Prime Minister Chris Hipkins says National is "dreaming" with the party's estimated costs to build fresh roads across New Zealand.
The Labour leader said National was either willfully negligent or not being truthful to the public.
"There's more publicly available information that shows cost estimates that they are using are massively out," he told AM on Tuesday.
"They are promising a four-lane highway from Whangārei to Tauranga and they're saying that's going to cost $6 billion - that's just la-la land dreaming. There's just no way you could build a four-lane highway across that."
It comes after National unveiled its transport policy on Monday, which Labour claimed was billions of dollars short.
"One of the costings that they released was a costing that was produced in the time that they were last in Government," Hipkins said.
"[Since then], just in the last two years alone, the price of bitumen has gone up by over 100 percent. So the idea that you can just pluck these historic figures out and say, 'Oh, that's what we're going to build roads for' is just dreaming."
National campaign chair Chris Bishop has already had a lot to say in response to Labour's claims.

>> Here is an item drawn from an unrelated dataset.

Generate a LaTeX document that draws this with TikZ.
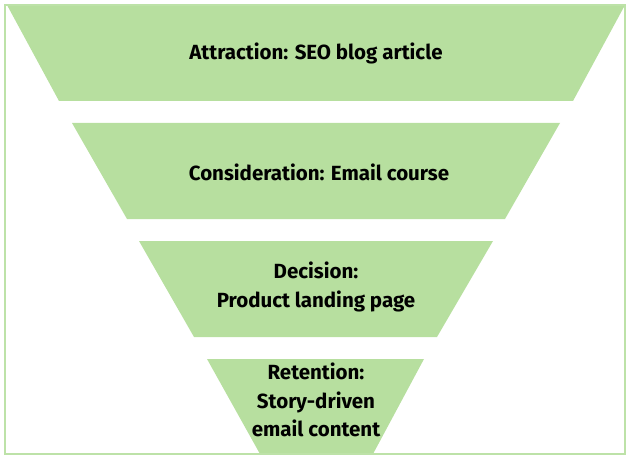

"Let's not forget that the very costings that National provided - and added a healthy contingency to - were the figures supplied by [Transport Minister] David Parker's office - and the only figures publicly available," he said.
National's fellow right-bloc party ACT also likened National's plan to a "wish list".
ACT transport spokesperson Simon Court said New Zealanders would be "lucky to ever drive on the completed roads" announced by National under current funding models.
Hipkins said Labour believed the costings for four roads announced by National were out by several billion dollars.
"The National Party has chosen to use out-of-date costing information," he said. "Whatever claims they're making, there is publicly available information that shows that the costings they're putting out there are just plain wrong."
Bishop on Tuesday called Labour "in chaos" over transport.
"While National rolls out the most comprehensive transport plan in decades to get New Zealanders where they need to go faster and safer and drive the rebuild of our economy, Labour is once again in a state of chaos, this time over its transport plans," he said.